* [Set task]: Find the lines holding the word "chart" and collect them.

* [Data segment]:
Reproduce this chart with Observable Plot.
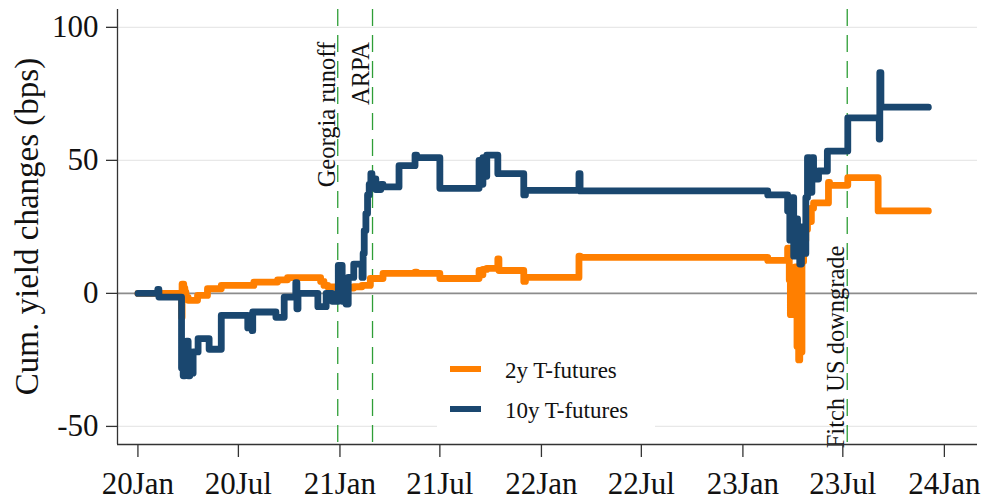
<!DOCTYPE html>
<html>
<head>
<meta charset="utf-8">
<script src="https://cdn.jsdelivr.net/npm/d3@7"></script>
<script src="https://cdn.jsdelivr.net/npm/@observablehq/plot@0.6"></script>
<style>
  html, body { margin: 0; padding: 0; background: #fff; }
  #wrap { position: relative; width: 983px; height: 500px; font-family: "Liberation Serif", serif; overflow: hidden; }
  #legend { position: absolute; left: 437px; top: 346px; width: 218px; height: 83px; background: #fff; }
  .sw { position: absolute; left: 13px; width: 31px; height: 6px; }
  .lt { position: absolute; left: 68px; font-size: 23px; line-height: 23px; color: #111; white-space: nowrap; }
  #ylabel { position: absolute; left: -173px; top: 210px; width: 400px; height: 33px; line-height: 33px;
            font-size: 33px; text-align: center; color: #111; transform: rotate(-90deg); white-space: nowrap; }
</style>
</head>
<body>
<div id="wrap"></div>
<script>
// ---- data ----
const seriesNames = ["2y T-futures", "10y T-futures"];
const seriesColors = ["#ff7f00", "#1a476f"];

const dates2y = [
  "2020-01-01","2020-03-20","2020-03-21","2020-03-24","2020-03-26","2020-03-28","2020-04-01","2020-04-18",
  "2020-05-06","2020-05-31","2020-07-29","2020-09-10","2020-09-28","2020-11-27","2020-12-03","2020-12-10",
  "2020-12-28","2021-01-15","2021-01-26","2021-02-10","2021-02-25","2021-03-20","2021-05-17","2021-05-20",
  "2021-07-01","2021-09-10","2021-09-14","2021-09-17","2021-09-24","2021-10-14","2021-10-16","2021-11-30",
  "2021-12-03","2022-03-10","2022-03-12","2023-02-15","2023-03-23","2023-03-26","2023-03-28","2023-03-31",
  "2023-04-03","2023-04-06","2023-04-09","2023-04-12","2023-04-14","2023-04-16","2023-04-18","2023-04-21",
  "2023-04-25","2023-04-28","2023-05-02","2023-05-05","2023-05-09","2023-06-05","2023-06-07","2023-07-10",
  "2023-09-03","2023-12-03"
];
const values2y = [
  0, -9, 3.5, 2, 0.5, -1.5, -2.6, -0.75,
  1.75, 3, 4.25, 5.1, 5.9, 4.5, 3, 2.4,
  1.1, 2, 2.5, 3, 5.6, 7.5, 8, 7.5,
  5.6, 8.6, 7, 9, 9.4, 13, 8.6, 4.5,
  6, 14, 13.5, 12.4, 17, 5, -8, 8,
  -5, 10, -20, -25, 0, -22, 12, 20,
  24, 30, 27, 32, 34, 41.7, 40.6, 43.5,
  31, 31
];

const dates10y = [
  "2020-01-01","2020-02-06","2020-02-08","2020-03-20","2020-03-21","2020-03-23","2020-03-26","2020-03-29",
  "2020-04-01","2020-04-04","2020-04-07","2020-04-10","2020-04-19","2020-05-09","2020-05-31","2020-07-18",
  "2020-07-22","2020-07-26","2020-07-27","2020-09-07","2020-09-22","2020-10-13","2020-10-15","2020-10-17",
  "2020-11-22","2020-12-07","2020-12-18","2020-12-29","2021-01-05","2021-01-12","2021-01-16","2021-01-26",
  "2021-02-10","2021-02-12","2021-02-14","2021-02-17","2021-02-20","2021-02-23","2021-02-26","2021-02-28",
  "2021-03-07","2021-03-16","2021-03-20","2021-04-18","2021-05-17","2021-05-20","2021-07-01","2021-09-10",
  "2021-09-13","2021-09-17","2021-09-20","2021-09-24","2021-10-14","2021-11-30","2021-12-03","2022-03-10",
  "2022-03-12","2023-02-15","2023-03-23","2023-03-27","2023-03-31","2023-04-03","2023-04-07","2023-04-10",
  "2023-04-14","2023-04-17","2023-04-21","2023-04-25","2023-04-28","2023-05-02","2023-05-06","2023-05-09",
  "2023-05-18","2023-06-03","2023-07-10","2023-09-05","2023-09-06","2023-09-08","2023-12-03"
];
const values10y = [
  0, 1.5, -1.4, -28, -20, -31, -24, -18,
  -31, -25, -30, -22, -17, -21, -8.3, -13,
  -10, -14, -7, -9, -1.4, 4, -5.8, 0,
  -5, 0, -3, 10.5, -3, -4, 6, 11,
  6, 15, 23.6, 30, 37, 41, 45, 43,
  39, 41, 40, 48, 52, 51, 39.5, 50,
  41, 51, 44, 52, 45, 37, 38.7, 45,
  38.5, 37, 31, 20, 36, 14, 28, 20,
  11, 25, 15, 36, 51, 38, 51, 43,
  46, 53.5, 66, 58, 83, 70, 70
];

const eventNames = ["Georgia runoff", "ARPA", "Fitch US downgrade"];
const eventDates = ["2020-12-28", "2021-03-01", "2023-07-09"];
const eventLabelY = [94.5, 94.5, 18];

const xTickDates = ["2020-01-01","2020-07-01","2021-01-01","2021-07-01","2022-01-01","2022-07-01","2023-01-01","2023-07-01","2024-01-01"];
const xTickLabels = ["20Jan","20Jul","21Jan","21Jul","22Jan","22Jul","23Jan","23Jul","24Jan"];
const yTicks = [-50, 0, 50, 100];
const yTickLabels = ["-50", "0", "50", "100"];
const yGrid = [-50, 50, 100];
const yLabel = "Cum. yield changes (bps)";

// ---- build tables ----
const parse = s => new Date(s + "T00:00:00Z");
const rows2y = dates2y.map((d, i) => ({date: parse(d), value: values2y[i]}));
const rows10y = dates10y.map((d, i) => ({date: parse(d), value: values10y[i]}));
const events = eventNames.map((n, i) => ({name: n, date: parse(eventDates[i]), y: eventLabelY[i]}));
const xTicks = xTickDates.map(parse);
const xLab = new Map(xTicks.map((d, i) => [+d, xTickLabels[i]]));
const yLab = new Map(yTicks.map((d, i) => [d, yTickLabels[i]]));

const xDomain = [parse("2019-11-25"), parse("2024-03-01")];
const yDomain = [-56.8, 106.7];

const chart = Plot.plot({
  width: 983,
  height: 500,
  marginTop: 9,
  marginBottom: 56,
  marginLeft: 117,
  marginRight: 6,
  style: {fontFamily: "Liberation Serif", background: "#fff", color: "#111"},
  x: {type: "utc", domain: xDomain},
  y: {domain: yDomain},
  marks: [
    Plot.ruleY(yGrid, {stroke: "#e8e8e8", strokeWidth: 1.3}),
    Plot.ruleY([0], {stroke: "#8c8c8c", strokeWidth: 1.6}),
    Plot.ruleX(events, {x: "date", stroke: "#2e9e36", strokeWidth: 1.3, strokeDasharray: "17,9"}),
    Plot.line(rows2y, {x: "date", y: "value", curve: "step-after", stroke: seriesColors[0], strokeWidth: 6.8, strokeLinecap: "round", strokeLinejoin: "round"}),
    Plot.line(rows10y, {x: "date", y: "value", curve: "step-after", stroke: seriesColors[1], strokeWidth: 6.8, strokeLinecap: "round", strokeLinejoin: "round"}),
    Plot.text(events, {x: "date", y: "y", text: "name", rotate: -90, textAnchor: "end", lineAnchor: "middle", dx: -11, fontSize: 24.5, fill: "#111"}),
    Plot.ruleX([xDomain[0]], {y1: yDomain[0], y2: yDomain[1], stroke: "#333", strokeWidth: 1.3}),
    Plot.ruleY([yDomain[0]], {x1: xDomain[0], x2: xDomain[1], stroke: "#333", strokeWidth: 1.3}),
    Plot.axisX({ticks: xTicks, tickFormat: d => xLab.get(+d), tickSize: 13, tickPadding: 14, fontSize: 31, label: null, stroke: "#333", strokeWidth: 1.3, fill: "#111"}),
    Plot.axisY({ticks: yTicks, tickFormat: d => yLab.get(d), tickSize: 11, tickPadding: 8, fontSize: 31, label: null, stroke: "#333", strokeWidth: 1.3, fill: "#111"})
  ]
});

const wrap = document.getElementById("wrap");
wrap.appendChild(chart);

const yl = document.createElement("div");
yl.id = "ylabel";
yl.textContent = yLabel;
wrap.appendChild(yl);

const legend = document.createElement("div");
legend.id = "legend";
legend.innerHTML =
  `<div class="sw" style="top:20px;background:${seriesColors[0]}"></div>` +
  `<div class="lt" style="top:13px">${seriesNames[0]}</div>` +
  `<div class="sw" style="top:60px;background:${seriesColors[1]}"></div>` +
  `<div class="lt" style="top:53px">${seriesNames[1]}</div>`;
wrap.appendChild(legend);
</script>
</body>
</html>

* [Task answer]:
Reproduce this chart with Observable Plot.
const chart = Plot.plot({
wrap.appendChild(chart);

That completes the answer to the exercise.